***** Dataset entries *****

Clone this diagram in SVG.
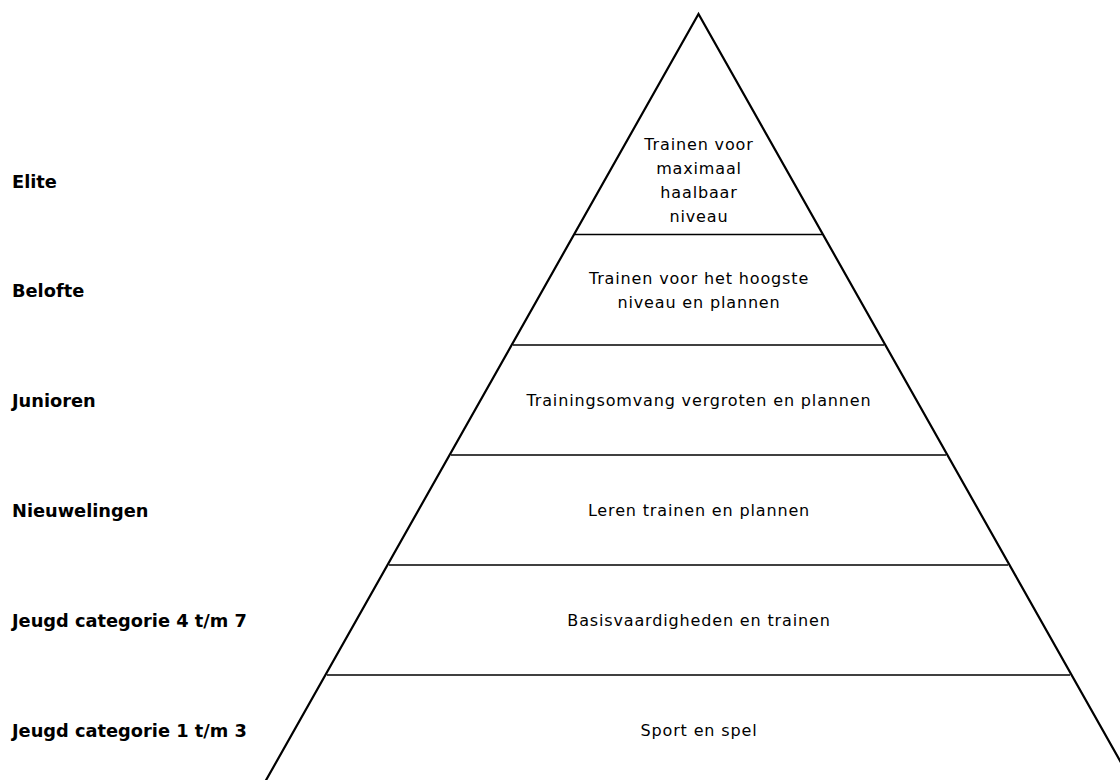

*****
***** Dataset entries *****

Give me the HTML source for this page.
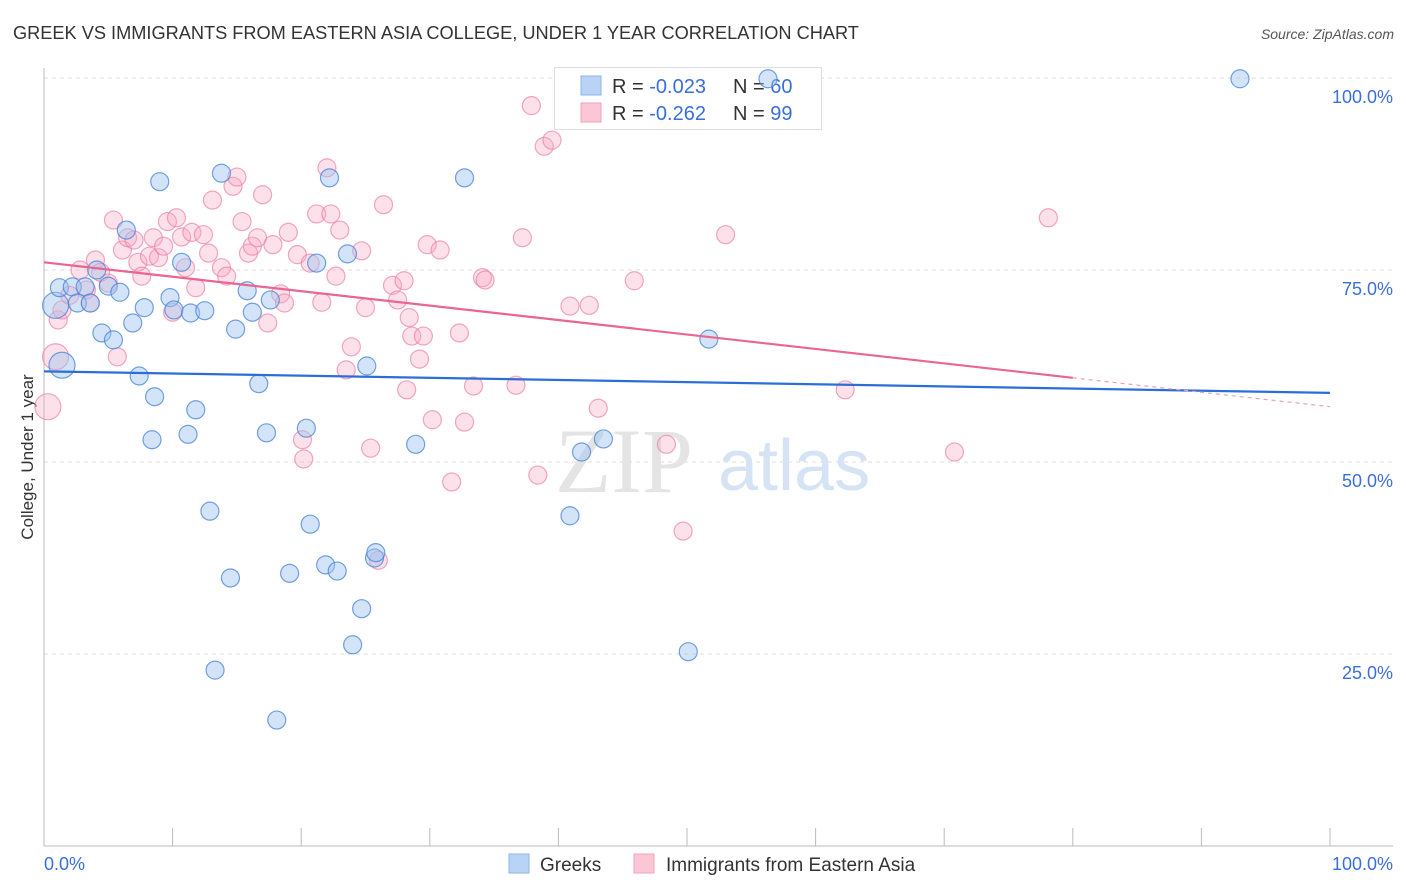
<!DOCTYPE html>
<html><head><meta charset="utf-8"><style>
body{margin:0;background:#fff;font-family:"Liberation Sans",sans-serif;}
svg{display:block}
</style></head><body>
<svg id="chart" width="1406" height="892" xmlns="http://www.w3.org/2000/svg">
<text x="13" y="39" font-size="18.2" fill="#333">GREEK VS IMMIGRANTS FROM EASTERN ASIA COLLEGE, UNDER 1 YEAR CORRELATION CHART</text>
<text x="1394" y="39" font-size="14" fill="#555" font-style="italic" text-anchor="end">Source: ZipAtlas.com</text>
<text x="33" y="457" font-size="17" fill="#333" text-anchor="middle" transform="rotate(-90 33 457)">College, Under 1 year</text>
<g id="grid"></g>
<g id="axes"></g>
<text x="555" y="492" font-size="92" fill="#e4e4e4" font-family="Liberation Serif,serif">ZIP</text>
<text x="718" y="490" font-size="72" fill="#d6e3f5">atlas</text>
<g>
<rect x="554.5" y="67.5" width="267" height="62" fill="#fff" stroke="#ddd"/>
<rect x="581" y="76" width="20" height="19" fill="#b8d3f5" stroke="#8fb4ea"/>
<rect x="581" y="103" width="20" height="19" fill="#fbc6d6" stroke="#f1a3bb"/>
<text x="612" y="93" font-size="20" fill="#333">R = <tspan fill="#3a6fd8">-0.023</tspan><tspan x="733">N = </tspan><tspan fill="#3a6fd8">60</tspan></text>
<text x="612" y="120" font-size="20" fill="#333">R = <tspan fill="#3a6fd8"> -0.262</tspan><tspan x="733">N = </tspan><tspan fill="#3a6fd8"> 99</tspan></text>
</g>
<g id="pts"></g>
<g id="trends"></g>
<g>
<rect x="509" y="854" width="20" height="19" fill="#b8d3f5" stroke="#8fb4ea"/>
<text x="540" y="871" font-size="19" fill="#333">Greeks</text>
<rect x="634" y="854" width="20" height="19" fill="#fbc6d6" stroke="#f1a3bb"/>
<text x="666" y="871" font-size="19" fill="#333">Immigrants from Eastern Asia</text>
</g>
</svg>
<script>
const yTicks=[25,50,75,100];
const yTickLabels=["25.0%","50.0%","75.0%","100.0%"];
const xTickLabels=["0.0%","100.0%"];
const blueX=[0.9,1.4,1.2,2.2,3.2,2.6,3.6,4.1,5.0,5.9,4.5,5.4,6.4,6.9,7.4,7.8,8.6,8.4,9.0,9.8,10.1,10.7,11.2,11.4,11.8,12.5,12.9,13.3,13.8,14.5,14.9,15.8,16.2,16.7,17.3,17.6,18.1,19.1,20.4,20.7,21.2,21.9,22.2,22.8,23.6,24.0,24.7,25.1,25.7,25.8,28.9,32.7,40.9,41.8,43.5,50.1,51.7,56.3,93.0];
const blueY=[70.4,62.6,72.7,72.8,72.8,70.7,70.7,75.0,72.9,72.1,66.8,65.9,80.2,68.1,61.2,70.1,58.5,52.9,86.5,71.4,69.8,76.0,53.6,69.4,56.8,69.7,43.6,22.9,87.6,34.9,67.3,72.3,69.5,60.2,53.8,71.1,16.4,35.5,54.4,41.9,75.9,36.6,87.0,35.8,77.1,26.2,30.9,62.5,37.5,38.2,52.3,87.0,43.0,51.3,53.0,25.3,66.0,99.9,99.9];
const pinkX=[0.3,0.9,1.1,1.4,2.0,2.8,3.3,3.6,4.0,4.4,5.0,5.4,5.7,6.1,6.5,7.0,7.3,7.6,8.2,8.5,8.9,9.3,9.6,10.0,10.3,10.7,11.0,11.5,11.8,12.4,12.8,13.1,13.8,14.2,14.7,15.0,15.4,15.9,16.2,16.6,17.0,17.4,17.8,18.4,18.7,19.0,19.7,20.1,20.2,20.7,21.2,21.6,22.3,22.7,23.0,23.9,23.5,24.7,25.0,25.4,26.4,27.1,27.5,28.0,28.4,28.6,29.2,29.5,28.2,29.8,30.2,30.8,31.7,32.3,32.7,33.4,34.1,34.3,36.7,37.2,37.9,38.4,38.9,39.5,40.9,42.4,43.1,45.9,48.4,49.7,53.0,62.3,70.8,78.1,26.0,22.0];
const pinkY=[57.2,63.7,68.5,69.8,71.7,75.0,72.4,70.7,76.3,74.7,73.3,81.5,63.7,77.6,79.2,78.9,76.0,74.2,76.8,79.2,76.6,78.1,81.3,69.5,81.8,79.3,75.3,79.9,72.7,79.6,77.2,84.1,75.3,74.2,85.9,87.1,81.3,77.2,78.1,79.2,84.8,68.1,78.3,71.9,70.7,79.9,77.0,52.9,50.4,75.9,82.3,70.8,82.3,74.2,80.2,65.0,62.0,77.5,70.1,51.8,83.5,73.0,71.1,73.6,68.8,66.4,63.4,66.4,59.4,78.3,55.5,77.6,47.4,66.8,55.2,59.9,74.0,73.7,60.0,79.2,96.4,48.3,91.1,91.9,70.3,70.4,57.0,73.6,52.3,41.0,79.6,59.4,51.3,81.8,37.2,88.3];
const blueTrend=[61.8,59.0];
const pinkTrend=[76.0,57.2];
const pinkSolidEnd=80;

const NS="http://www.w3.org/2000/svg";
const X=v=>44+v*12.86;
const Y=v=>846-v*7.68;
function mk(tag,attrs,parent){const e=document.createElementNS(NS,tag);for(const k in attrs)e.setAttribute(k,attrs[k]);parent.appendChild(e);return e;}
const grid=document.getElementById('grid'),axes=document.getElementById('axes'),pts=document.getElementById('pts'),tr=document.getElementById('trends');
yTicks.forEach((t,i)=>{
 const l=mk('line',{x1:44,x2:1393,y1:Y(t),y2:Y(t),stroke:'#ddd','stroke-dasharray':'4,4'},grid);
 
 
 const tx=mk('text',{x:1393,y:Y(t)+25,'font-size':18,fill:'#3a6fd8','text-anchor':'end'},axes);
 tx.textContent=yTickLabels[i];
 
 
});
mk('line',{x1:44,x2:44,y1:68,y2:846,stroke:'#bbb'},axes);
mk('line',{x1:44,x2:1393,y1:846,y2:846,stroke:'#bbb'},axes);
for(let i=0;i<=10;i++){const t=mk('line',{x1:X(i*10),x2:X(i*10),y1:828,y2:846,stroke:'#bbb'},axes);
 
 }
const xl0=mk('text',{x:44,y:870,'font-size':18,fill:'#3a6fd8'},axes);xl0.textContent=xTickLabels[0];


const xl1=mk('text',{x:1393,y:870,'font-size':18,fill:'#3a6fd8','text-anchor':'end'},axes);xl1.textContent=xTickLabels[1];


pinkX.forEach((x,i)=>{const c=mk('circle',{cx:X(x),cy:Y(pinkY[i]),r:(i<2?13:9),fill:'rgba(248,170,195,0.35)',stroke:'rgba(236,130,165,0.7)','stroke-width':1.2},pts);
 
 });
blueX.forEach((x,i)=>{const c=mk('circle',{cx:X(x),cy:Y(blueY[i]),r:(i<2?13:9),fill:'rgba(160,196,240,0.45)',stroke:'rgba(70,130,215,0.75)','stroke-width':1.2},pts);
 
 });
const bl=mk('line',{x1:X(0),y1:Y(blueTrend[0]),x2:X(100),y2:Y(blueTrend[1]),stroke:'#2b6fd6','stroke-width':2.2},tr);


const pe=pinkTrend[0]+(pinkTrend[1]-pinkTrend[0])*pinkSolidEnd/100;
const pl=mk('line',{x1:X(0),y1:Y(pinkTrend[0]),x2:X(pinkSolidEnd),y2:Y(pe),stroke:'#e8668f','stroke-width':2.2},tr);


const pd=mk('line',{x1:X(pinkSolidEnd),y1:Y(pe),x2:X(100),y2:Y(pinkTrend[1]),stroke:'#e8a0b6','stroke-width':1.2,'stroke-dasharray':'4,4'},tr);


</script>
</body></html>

*****

> **Prompt**:
Pull out each line of the entries that contains "this".

> **Worked answer**:
Clone this diagram in SVG.
Give me the HTML source for this page.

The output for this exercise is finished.